This is the second part of Aryden’s story…
On our way back up Bolton Street I ask Aryden about his own experiences.
“I’m sure Dad won’t mind me telling you that we haven’t always had the most amazing relationship at times. I moved out when I turned 18 and for the first couple of years on my own I really struggled finding work, making ends meet and claiming benefits. I experienced how difficult it can be for young people to engage with the system.”
“Did that get you down?”
“At the time it did. It was awful. I found it very hard in the benefits trap and I think that’s a particularly ugly reality for people across the UK just now: would I be better off working or better off claiming benefits. It’s very confusing. Advice can be hard to come by. Certain agencies won’t tell you some things, it’s almost like a labyrinth.”
“Do you think that period of your life inspired you to do BYTES?”
“Oh yes, completely. When I was in that situation I wished someone would just tell it to me straight, I wished someone could just put it all into perspective. I wanted to see the completed jigsaw and not just the individual pieces. So when a young person is referred to us from the Job Centre, say, we can sit them down, tell them how it all works and what they are entitled to. We then tell them how to get out of that situation, feel better off, more productive. Do you know what I mean?”
“Yep. I know exactly what you mean.”
“I find it disheartening when you read in the media that people prefer being on benefits. No they don’t! Why would you prefer to be in that rut, in that trap? It’s so patronising to suggest it.”
We’re back in the kitchen now and Aryden is congratulating Steve – a regular volunteer at YES – on his chopping abilities. “That’s amazing,” he says genuinely. “I’m going to drop loads more on you. Here, have these spring onions and leeks.” And now to me: “So that’s why I wanted to do it. To create a space where people could get advice, maybe some training, have a bite to eat and chat to someone about getting an action plan together and put some perspective back into their life.”
There’s a young woman chatting to Aryden’s dad, Mark, on one of the sofas. “Do you think she’d mind if I took a photo?”
“I’ll ask,” says Ayrden.
Turns out she is from Paignton which is about five miles away. “Don’t they have any advice sessions over there?” I ask.
“They don’t have any appointments until the end of next month, so I’ve come here.”
Angela comes in with half a dozen copies of the local paper. “We’re on the front page!” she exclaims. Sure enough there’s a photograph of all the Challenge winners posing on the steps outside. Ayrden and Steve pour over the article.
‘Six community groups and organisations in Brixham are celebrating after winning cash prizes as part of a national social experiment,’ it says.
‘Each of the successful groups has been awarded £3,500 thanks to the Brixham Youth Enquiry Service Neighbourhood Challenge project. Five local judges spent hours deciding which projects would best meet the themes of the national project, which is to bring communities together and foster relationships between different age groups.’
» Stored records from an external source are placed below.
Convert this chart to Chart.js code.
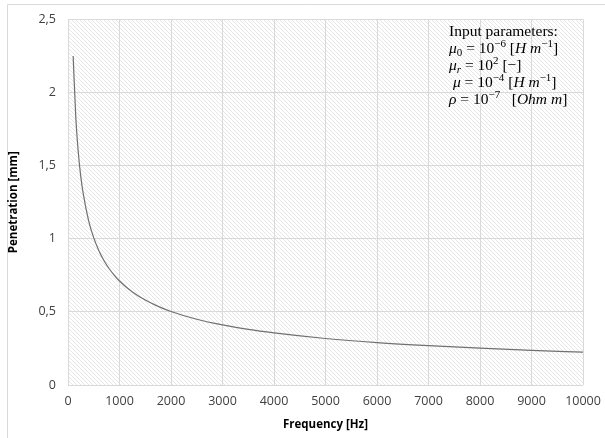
<!DOCTYPE html>
<html>
<head>
<meta charset="utf-8">
<script src="https://cdn.jsdelivr.net/npm/chart.js@4.4.1/dist/chart.umd.min.js"></script>
<style>
html,body{margin:0;padding:0;background:#fff;}
#wrap{position:relative;width:605px;height:438px;}
canvas{display:block;}
</style>
</head>
<body>
<div id="wrap"><canvas id="c" width="605" height="438"></canvas></div>
<script>
// Data
const frequencies = [100,150,200,250,300,400,500,600,700,800,900,1000,1250,1500,1750,2000,2500,3000,3500,4000,5000,6000,7000,8000,9000,10000];
const penetration = [2.25,1.84,1.59,1.42,1.30,1.125,1.006,0.919,0.850,0.795,0.750,0.711,0.636,0.581,0.538,0.503,0.450,0.411,0.380,0.356,0.318,0.290,0.269,0.252,0.237,0.225];
const xTicks = [0,1000,2000,3000,4000,5000,6000,7000,8000,9000,10000];
const yTicks = [0,0.5,1,1.5,2,2.5];
const yTickLabels = ['0','0,5','1','1,5','2','2,5'];
const xTitle = 'Frequency [Hz]';
const yTitle = 'Penetration [mm]';

const annotationLines = [
  [{t:'Input parameters:'}],
  [{t:'μ',i:1},{t:'0',sub:1},{t:' = 10'},{t:'−6',sup:1},{t:' ['},{t:'H m',i:1},{t:'−1',sup:1},{t:']'}],
  [{t:'μ',i:1},{t:'r',i:1,sub:1},{t:' = 10'},{t:'2',sup:1},{t:' [−]'}],
  [{t:' '},{t:'μ',i:1},{t:' = 10'},{t:'−4',sup:1},{t:' ['},{t:'H m',i:1},{t:'−1',sup:1},{t:']'}],
  [{t:'ρ',i:1},{t:' = 10'},{t:'−7',sup:1},{t:'   ['},{t:'Ohm m',i:1},{t:']'}]
];

const points = frequencies.map((f,k)=>({x:f,y:penetration[k]}));

function makeHatch(ctx){
  const p = document.createElement('canvas');
  p.width = 4; p.height = 4;
  const g = p.getContext('2d');
  g.fillStyle = '#ffffff'; g.fillRect(0,0,4,4);
  g.strokeStyle = '#e6e6e6'; g.lineWidth = 1;
  g.beginPath();
  g.moveTo(-1,-1); g.lineTo(5,5);
  g.moveTo(-1,3); g.lineTo(1,5);
  g.moveTo(3,-1); g.lineTo(5,1);
  g.stroke();
  return ctx.createPattern(p,'repeat');
}

const bgPlugin = {
  id:'bg',
  beforeDraw(chart){
    const ctx = chart.ctx, a = chart.chartArea;
    ctx.save();
    ctx.fillStyle = '#fff';
    ctx.fillRect(0,0,chart.width,chart.height);
    ctx.strokeStyle = '#d9d9d9'; ctx.lineWidth = 1;
    ctx.beginPath();
    ctx.moveTo(7.5,438); ctx.lineTo(7.5,4.5); ctx.lineTo(605,4.5);
    ctx.stroke();
    ctx.fillStyle = makeHatch(ctx);
    ctx.fillRect(a.left,a.top,a.right-a.left,a.bottom-a.top);
    ctx.restore();
  }
};

const annoPlugin = {
  id:'anno',
  afterDraw(chart){
    const ctx = chart.ctx;
    ctx.save();
    ctx.fillStyle = '#000';
    ctx.textBaseline = 'alphabetic';
    const x0 = 449, y0 = 36, lh = 17, size = 15.5;
    annotationLines.forEach((line,li)=>{
      let x = x0; const yb = y0 + li*lh;
      line.forEach(r=>{
        const s = (r.sup||r.sub) ? 11 : size;
        ctx.font = (r.i?'italic ':'') + s + 'px "Liberation Serif", serif';
        const dy = r.sup ? -6 : (r.sub ? 3 : 0);
        ctx.fillText(r.t, x, yb+dy);
        x += ctx.measureText(r.t).width;
      });
    });
    ctx.restore();
  }
};

new Chart(document.getElementById('c'), {
  type:'line',
  data:{datasets:[{data:points,borderColor:'#707070',borderWidth:1.2,pointRadius:0,cubicInterpolationMode:'monotone',fill:false}]},
  options:{
    responsive:false, animation:false,
    layout:{padding:{top:17,right:22,left:0,bottom:0}},
    plugins:{legend:{display:false},tooltip:{enabled:false}},
    scales:{
      x:{type:'linear',min:0,max:10000,
        afterBuildTicks(s){s.ticks = xTicks.map(v=>({value:v}));},
        afterFit(s){s.height = 53; s.paddingRight = 0;},
        grid:{color:'#d9d9d9',drawTicks:false,lineWidth:1},
        border:{display:false},
        ticks:{color:'#404040',font:{family:'"Open Sans", Lato, sans-serif',size:12.5},padding:9,maxRotation:0,autoSkip:false,
          callback(v){return String(v);}},
        title:{display:true,text:xTitle,color:'#000',font:{family:'"Open Sans", Lato, sans-serif',size:11.5,weight:'bold'},padding:{top:4,bottom:6}}
      },
      y:{type:'linear',min:0,max:2.5,
        afterBuildTicks(s){s.ticks = yTicks.map(v=>({value:v}));},
        afterFit(s){s.width = 68;},
        grid:{color:'#d9d9d9',drawTicks:false,lineWidth:1},
        border:{display:false},
        ticks:{color:'#404040',font:{family:'"Open Sans", Lato, sans-serif',size:12.5},padding:12,autoSkip:false,
          callback(v){const k=yTicks.indexOf(v);return k>=0?yTickLabels[k]:'';}},
        title:{display:true,text:yTitle,color:'#000',font:{family:'"Open Sans", Lato, sans-serif',size:11.5,weight:'bold'},padding:{top:7,bottom:4}}
      }
    }
  },
  plugins:[bgPlugin,annoPlugin]
});
</script>
</body>
</html>
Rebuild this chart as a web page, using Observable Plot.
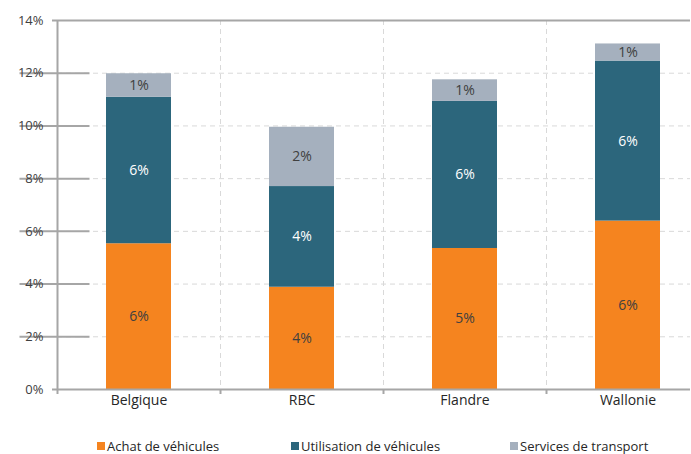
<!DOCTYPE html>
<html>
<head>
<meta charset="utf-8">
<script src="https://cdn.jsdelivr.net/npm/d3@7"></script>
<script src="https://cdn.jsdelivr.net/npm/@observablehq/plot@0.6"></script>
<style>
  html, body { margin: 0; padding: 0; background: #fff; }
  #wrap { position: relative; width: 691px; height: 454px; overflow: hidden; font-family: "Open Sans", sans-serif; }
  #chart svg { display: block; overflow: hidden; }
  #legend { position: absolute; left: 0; top: 438px; width: 691px; height: 16px; }
  .item { position: absolute; top: 0; display: flex; align-items: center; font-size: 13px; color: #262626; line-height: 16px; white-space: nowrap; }
  .sw { width: 8px; height: 8px; margin-right: 2px; }
</style>
</head>
<body>
<div id="wrap">
  <div id="chart"></div>
  <div id="legend"></div>
</div>
<script>
const categories = ["Belgique", "RBC", "Flandre", "Wallonie"];
const series = ["Achat de véhicules", "Utilisation de véhicules", "Services de transport"];
const achat = [5.53, 3.88, 5.35, 6.39];
const utilisation = [5.56, 3.82, 5.58, 6.07];
const services = [0.89, 2.25, 0.82, 0.65];
const colors = ["#F5841F", "#2C667C", "#A5B0BE"];
const yTicks = [0, 2, 4, 6, 8, 10, 12, 14];

const values = [achat, utilisation, services];
const data = [];
series.forEach((s, si) => {
  categories.forEach((c, ci) => {
    data.push({category: c, series: s, value: values[si][ci]});
  });
});

const step = 163;
const half = -step / 2;
const axisColor = "#A6A6A6";
const gridColor = "#D9D9D9";
const font = "Open Sans, sans-serif";

const stackOpts = {x: "category", y: "value", z: "series", order: series};
const label = d => Math.round(d.value) + "%";

const chart = Plot.plot({
  width: 691,
  height: 430,
  marginLeft: 57,
  marginRight: 1,
  marginTop: 20,
  marginBottom: 41,
  style: {fontFamily: font, background: "#fff"},
  x: {type: "band", domain: categories, range: [57, 709], paddingInner: 0.6, paddingOuter: 0.3, axis: null},
  y: {domain: [0, 14], axis: null},
  color: {domain: series, range: colors},
  marks: [
    Plot.ruleY(yTicks.slice(1, -1), {y: d => d, stroke: gridColor, strokeDasharray: "5,4", strokeWidth: 1}),
    Plot.ruleX(categories.slice(1), {x: d => d, dx: half, stroke: gridColor, strokeDasharray: "5,4", strokeWidth: 1}),
    Plot.barY(data, Plot.stackY({...stackOpts, fill: "series"})),
    Plot.text(data, Plot.filter(d => d.series !== series[1], Plot.stackY({
      ...stackOpts, text: label, fill: "#404040", fontSize: 14
    }))),
    Plot.text(data, Plot.filter(d => d.series === series[1], Plot.stackY({
      ...stackOpts, text: label, fill: "white", fontSize: 14
    }))),
    Plot.ruleX([categories[0]], {x: d => d, dx: half, stroke: axisColor, strokeWidth: 2}),
    Plot.ruleY([0, 14], {y: d => d, stroke: axisColor, strokeWidth: 2, insetLeft: -5}),
    Plot.ruleY(yTicks.slice(1, -1), {y: d => d, x1: () => categories[0], x2: () => categories[0], dx: half, insetLeft: -5, stroke: axisColor, strokeWidth: 2}),
    Plot.ruleX(categories, {x: d => d, dx: half, y1: () => 0, y2: () => 0, insetTop: 5, stroke: axisColor, strokeWidth: 2}),
    Plot.text(yTicks, {y: d => d, text: d => d + "%", frameAnchor: "left", textAnchor: "end", dx: -14, fill: "#404040", fontSize: 13}),
    Plot.text(categories, {x: d => d, text: d => d, frameAnchor: "bottom", dy: 15, fill: "#262626", fontSize: 14})
  ]
});
document.getElementById("chart").appendChild(chart);

const legendPos = [97, 291, 510];
const legend = document.getElementById("legend");
series.forEach((s, i) => {
  const item = document.createElement("div");
  item.className = "item";
  item.style.left = legendPos[i] + "px";
  const sw = document.createElement("span");
  sw.className = "sw";
  sw.style.background = colors[i];
  const t = document.createElement("span");
  t.textContent = s;
  item.appendChild(sw);
  item.appendChild(t);
  legend.appendChild(item);
});
</script>
</body>
</html>
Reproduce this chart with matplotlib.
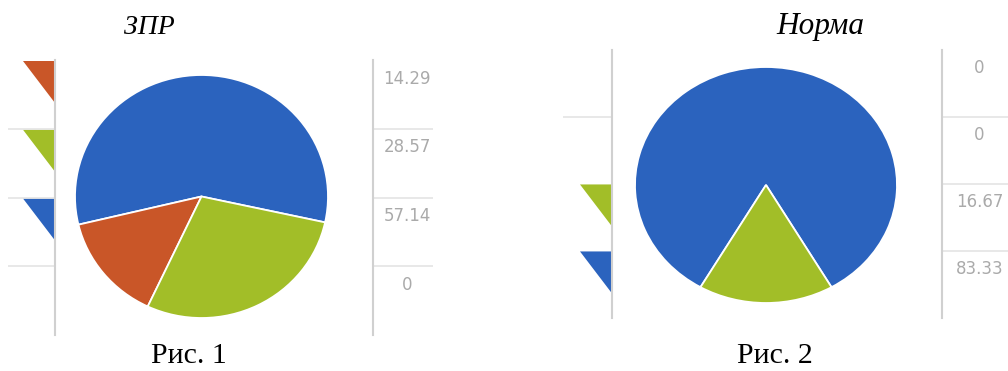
import numpy as np
from matplotlib import pyplot as plt

# values shown in each panel's side table (top row first)
zpr_table = [14.29, 28.57, 57.14, 0]
norm_table = [0, 0, 16.67, 83.33]

# pie slices, in drawing order (counter-clockwise)
zpr_slices = [57.14, 14.29, 28.57]
zpr_colors = ['#2b63be', '#c95628', '#a2be28']
norm_slices = [83.33, 16.67]
norm_colors = ['#2b63be', '#a2be28']

# colours of the cut-off legend swatches, one per table row
zpr_rows = ['#c95628', '#a2be28', '#2b63be', '#999999']
norm_rows = ['#999999', '#999999', '#a2be28', '#2b63be']

W, H = 1008, 371
fig = plt.figure(figsize=(W / 100, H / 100), dpi=100)


def rect(x0, y0, x1, y1):
    return [x0 / W, 1 - y1 / H, (x1 - x0) / W, (y1 - y0) / H]


grey = '#d0d0d0'
tri = [(-32, 21), (0, 21), (0, -21), (-32, 21)]


def swatch_strip(box, rows, values, lines):
    ax = fig.add_axes(rect(*box))
    n = len(values)
    ys = np.arange(n) + 0.32
    show = np.array(values) > 0
    ax.scatter(np.ones(show.sum()), ys[show], s=2123, marker=tri,
               c=np.array(rows)[show], linewidths=0)
    for b in lines:
        ax.axhline(b, color='#e4e4e4', lw=1.2)
    ax.set_xlim(0, 1)
    ax.set_ylim(n, 0)
    for s in ['top', 'left', 'bottom']:
        ax.spines[s].set_visible(False)
    ax.spines['right'].set_color(grey)
    ax.spines['right'].set_linewidth(1.5)
    ax.set_xticks([])
    ax.set_yticks([])


def value_strip(box, values):
    ax = fig.add_axes(rect(*box))
    n = len(values)
    for i, v in enumerate(values):
        ax.text(0.57, i + 0.27, f'{v:g}', ha='center', va='center',
                fontsize=12, color='#aaaaaa')
    for b in range(1, n):
        ax.axhline(b, color='#e4e4e4', lw=1.2)
    ax.set_xlim(0, 1)
    ax.set_ylim(n, 0)
    for s in ['top', 'right', 'bottom']:
        ax.spines[s].set_visible(False)
    ax.spines['left'].set_color(grey)
    ax.spines['left'].set_linewidth(1.5)
    ax.set_xticks([])
    ax.set_yticks([])


def pie(box, vals, cols, start):
    ax = fig.add_axes(rect(*box))
    ax.pie(vals, colors=cols, startangle=start, counterclock=True,
           wedgeprops=dict(edgecolor='white', linewidth=1.3))
    ax.set_aspect('auto')
    ax.set_xlim(-1, 1)
    ax.set_ylim(-1, 1)
    ax.axis('off')


# panel 1
swatch_strip((8, 60, 55, 335), zpr_rows, zpr_table, [1, 2, 3])
pie((75, 75, 328, 318), zpr_slices, zpr_colors, -12.3)
value_strip((373, 60, 433, 335), zpr_table)

# panel 2
swatch_strip((563, 50, 612, 318), norm_rows, norm_table, [1])
pie((635, 67, 897, 303), norm_slices, norm_colors, -60)
value_strip((942, 50, 1008, 318), norm_table)

serif = 'Liberation Serif'
fig.text(149 / W, 1 - 34 / H, 'ЗПР', family=serif, style='italic',
         fontsize=20, ha='center', va='baseline')
fig.text(820 / W, 1 - 34 / H, 'Норма', family=serif, style='italic',
         fontsize=22.5, ha='center', va='baseline')
fig.text(189 / W, 1 - 363 / H, 'Рис. 1', family=serif,
         fontsize=21.5, ha='center', va='baseline')
fig.text(775 / W, 1 - 363 / H, 'Рис. 2', family=serif,
         fontsize=21.5, ha='center', va='baseline')

fig.savefig('out.png', dpi=100)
Rhianan comes in, uninterested in the positive publicity and instead keen to show Angela how her preparations are progressing. She’s already had a spray tan and her nails done. This afternoon it’s the hairdressers.
“Are you coming to photograph me at the hairdressers?” she asks. I think it’s a question.
“Would you like me to?”
“Then I’ll come.”
“How are you having your hair done?” Angela asks. “How much are you having taken off?”
“I’m not sure,” replies Rhianan. “It depends what mood I’m in later.”